Azz, non volevo metterti in difficoltà Trigg! Grazie mille domani sarà la prima cosa che proverò!

----------

## zar Marco

[img]http://i.imgur.com/umZ3CBT.png[/img]

Grazie trigg molto molto bello

----------

## trigg

c'è qualcosa che nn torna

ad esempio la sidebar di thunar 

deve essere scura a caratteri gialli 

https://imgur.com/dWYAfPm

la tua è rossa a caratteri bianchi dopo manca la scrollbar e la maniglia

https://imgur.com/umZ3CBT

forse perchè non hai installato gtk3 non so che dirti

----------

## zar Marco

Mmm domani provo a verificare.
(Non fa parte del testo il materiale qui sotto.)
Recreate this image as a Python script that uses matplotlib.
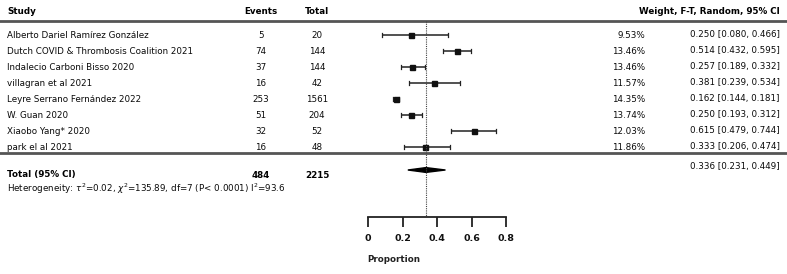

Non c'entra il fatto che ho copiato l'intera cartella un usr/share/themes?

----------

## ilnanny

Ciao trigg bella anche la variante rossa che ho appena scaricato ,

se avrai bisogno io me la cavicchio con i disegni in .svg .

sono a disposizione .ciao.

Ps. qanto vorrei rivedere in giro un tema basato sullo schema dei colori di 'NOX' ,utilizzo da sempre XFCE e credo che nox (solo gtk2  :Crying or Very sad:   )

sia uno dei temi che stanca meno gli occhi ed è gradevole nella combinazioni dei colori ,magari alle scale di grigio gli darei una leggera virata sul blu/viola es:

al posto del nero qualcosa che somiglia al = RGB :35 40 50

e del grigio al =RGB :215 215 225

naturalmente che sia compatibile con i gtk3 e i bottoni monocolore più in linea con il temi moderni.

Però non mi sono mai cimentato con i CSS di conseguenza non saprei da dove incominciare .

----------

* si intravede una subdola richiesta nel mio commento?  :Twisted Evil: 

----------